Records with drawing code:
(begin)
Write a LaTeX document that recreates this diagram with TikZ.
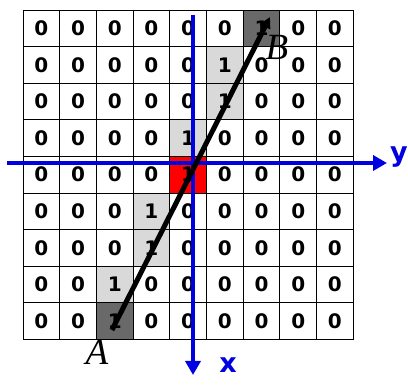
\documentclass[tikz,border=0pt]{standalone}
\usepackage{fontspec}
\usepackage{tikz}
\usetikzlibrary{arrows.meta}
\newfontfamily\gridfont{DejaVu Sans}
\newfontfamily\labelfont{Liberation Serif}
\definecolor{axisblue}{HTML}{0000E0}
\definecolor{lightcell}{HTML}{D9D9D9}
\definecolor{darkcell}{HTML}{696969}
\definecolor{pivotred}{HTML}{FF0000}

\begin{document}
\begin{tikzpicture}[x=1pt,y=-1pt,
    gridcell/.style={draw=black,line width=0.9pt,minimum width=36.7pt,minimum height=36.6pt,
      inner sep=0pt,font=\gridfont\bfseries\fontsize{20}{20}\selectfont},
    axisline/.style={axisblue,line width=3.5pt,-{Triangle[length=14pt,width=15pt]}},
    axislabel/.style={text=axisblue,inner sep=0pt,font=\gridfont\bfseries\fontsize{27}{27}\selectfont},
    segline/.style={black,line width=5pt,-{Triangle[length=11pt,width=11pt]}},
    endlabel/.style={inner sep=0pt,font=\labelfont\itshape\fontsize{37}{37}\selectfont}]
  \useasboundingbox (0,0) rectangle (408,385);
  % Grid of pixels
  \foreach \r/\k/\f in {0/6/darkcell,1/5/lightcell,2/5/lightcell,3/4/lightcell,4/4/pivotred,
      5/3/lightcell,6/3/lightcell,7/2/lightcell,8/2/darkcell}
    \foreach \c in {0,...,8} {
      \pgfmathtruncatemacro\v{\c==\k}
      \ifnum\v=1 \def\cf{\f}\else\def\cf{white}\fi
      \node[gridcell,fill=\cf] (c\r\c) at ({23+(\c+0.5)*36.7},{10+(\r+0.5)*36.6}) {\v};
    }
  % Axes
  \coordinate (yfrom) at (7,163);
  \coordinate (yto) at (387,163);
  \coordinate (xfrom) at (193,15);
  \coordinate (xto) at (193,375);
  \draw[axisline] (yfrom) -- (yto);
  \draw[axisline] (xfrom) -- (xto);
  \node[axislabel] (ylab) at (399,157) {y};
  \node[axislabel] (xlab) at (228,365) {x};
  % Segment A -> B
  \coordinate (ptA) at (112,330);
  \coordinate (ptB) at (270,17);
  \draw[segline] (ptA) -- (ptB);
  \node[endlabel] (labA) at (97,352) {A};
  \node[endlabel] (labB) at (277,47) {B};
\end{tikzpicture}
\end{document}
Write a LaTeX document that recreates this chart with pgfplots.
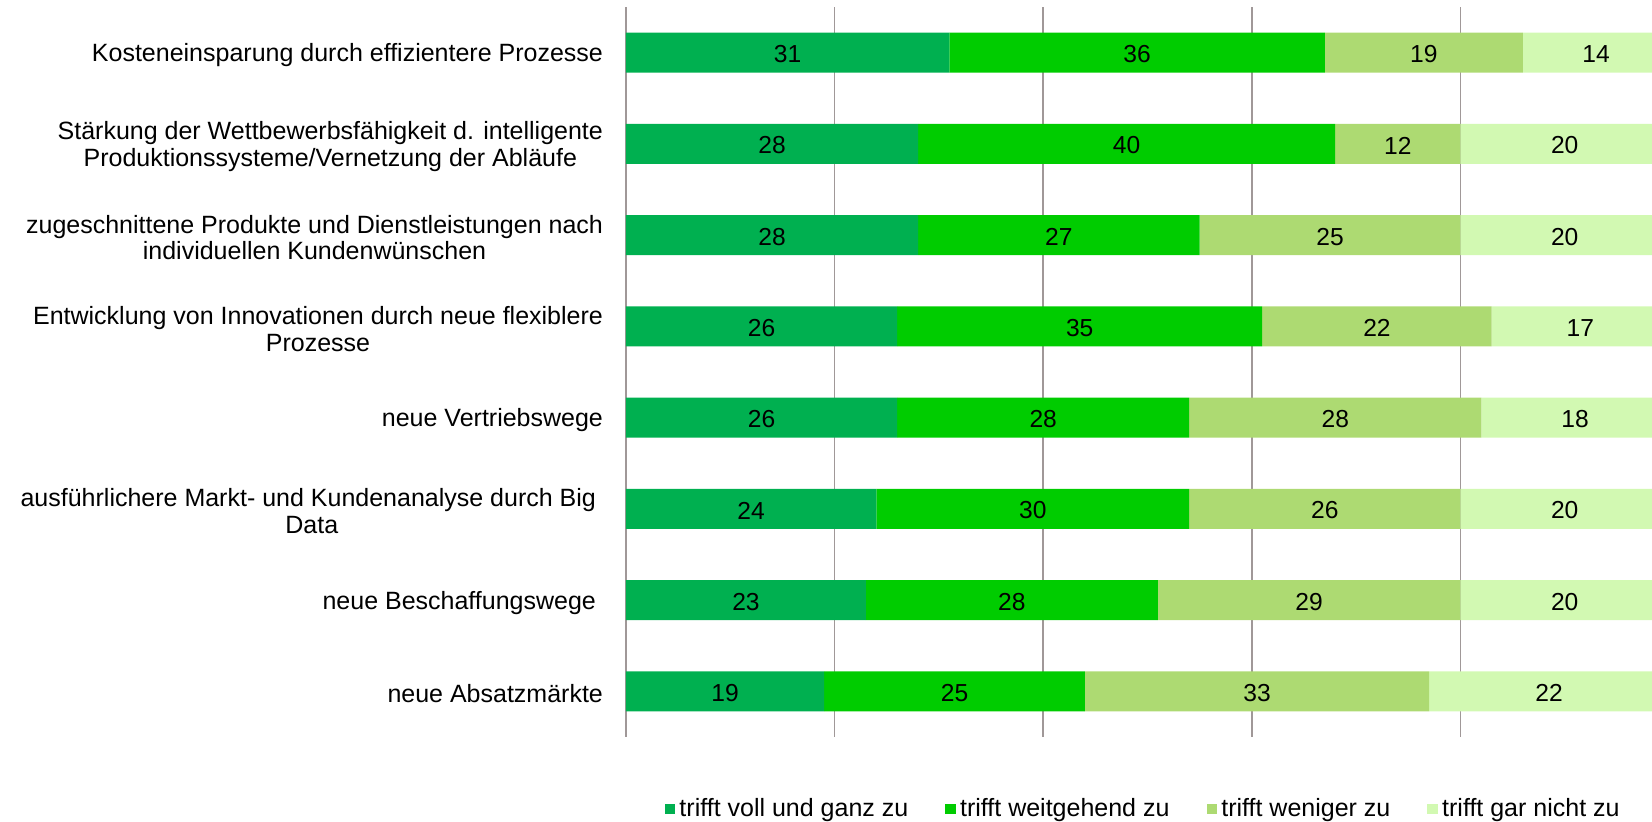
(end)
_Stated problem_. Images must not appear in the copy; reproduce everything else in the records verbatim.

_Result for this exercise_.
Write a LaTeX document that recreates this diagram with TikZ.
\documentclass[tikz,border=0pt]{standalone}
\usepackage{fontspec}
\usepackage{tikz}
\usetikzlibrary{arrows.meta}
\newfontfamily\gridfont{DejaVu Sans}
\newfontfamily\labelfont{Liberation Serif}
\definecolor{axisblue}{HTML}{0000E0}
\definecolor{lightcell}{HTML}{D9D9D9}
\definecolor{darkcell}{HTML}{696969}
\definecolor{pivotred}{HTML}{FF0000}

\begin{document}
\begin{tikzpicture}[x=1pt,y=-1pt,
    gridcell/.style={draw=black,line width=0.9pt,minimum width=36.7pt,minimum height=36.6pt,
      inner sep=0pt,font=\gridfont\bfseries\fontsize{20}{20}\selectfont},
    axisline/.style={axisblue,line width=3.5pt,-{Triangle[length=14pt,width=15pt]}},
    axislabel/.style={text=axisblue,inner sep=0pt,font=\gridfont\bfseries\fontsize{27}{27}\selectfont},
    segline/.style={black,line width=5pt,-{Triangle[length=11pt,width=11pt]}},
    endlabel/.style={inner sep=0pt,font=\labelfont\itshape\fontsize{37}{37}\selectfont}]
  \useasboundingbox (0,0) rectangle (408,385);
  % Grid of pixels
  \foreach \r/\k/\f in {0/6/darkcell,1/5/lightcell,2/5/lightcell,3/4/lightcell,4/4/pivotred,
      5/3/lightcell,6/3/lightcell,7/2/lightcell,8/2/darkcell}
    \foreach \c in {0,...,8} {
      \pgfmathtruncatemacro\v{\c==\k}
      \ifnum\v=1 \def\cf{\f}\else\def\cf{white}\fi
      \node[gridcell,fill=\cf] (c\r\c) at ({23+(\c+0.5)*36.7},{10+(\r+0.5)*36.6}) {\v};
    }
  % Axes
  \coordinate (yfrom) at (7,163);
  \coordinate (yto) at (387,163);
  \coordinate (xfrom) at (193,15);
  \coordinate (xto) at (193,375);
  \draw[axisline] (yfrom) -- (yto);
  \draw[axisline] (xfrom) -- (xto);
  \node[axislabel] (ylab) at (399,157) {y};
  \node[axislabel] (xlab) at (228,365) {x};
  % Segment A -> B
  \coordinate (ptA) at (112,330);
  \coordinate (ptB) at (270,17);
  \draw[segline] (ptA) -- (ptB);
  \node[endlabel] (labA) at (97,352) {A};
  \node[endlabel] (labB) at (277,47) {B};
\end{tikzpicture}
\end{document}
Write a LaTeX document that recreates this chart with pgfplots.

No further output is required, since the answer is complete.